Pike: Sie meinen, ob das von Vorteil war? Nicht wirklich! Letztlich war es mein Anfang, der mir aber keine weiteren Rollen einbrachte. Ich würde sogar sagen, ich musste doppelt so hart um Rollen kämpfen. Ich weiß nicht, welche Vorstellungen man hierzulande hat, aber generell wird ein Bond-Girl nicht gleich mit einer großartigen Schauspielerin gleichgesetzt.
Ticket: Ist der Begriff Bond-Girl Ihrer Ansicht nach heute noch zulässig?
Pike: Ich denke schon, aber das ist sicher auch eine Zeitsache. Tatsächlich spielte ich in "Stirb an einem anderen Tag" die Schurkin und habe immer Halle Berry in dem Film als das Bond-Girl gesehen. Sie spielte die Figur, die man mag, während ich die komplizierte Gegenspielerin mimte. Es hat mir ja Spaß gemacht, in einem Bond-Film dabei zu sein. Das war wie ein Ritt auf einem magischen Teppich, und bis heute ist es das größte Kinoprojekt, an dem ich beteiligt war.
Ticket: Letztlich sehnten Sie sich aber wohl doch mehr nach anspruchsvolleren Rollen...
Pike: Damals war ich in einem Alter, in dem ich nicht wirklich wusste, in welche Richtung ich gehen sollte.
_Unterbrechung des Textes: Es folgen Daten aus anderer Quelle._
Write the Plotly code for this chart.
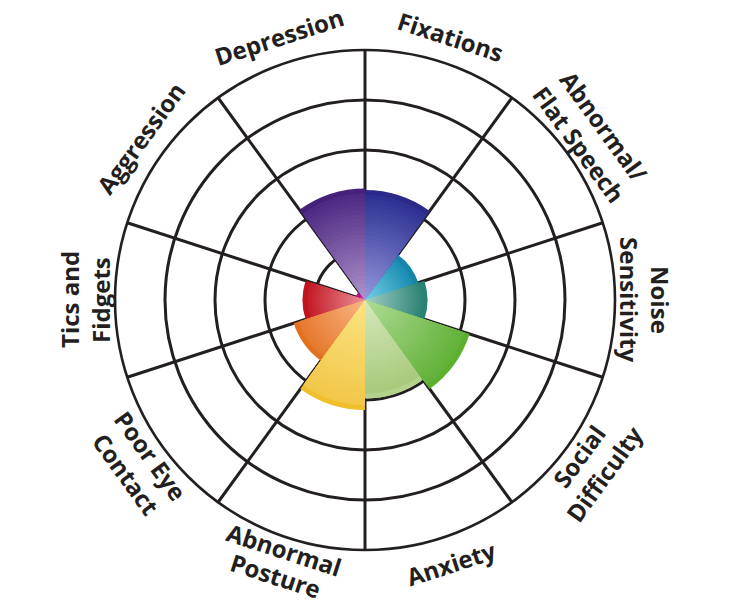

Ich hatte damals nie einen Bond-Film gesehen, war aber plötzlich für einen gecastet worden. Das klingt wahrscheinlich unglaublich, ist aber wahr. Jetzt bin ich in einem Alter, mir eine Karriere aufzubauen, wie ich sie mir vorstelle, aber doch nicht mit 20.
Ticket: Wieso nicht?
Pike: Es ist ein Mythos, zu glauben man hätte in diesem Geschäft unbedingt die Wahl. Man kann sich als Schauspielerin schon glücklich schätzen, überhaupt Arbeit zu bekommen. Deshalb nimmt man den Job, so sehe ich das zumindest.
von tsc
am Fr, 01. Juni 2018

Info

Feinde – Hostiles

Regie: Scott Cooper
Mit Christian Bale, Rosamund Pike, Adam Beach, Wes Studi, Scott Sheperd und anderen
134 Minuten, frei ab 16 Jahren

Die Story
Widerwillig eskortiert der Kavallerie-Offizier Blocker (Christian Bale) den sterbenden Cheyenne-Häuptling Yellow Hawk (Wes Studi) in sein Heimatland. Beide empfinden füreinander Misstrauen. Unterwegs retten sie eine Rosalie Quaid (Rosamund Pike), die seit der Ermordung ihrer Familie durch einen Komantschen-Überfall traumatisiert ist.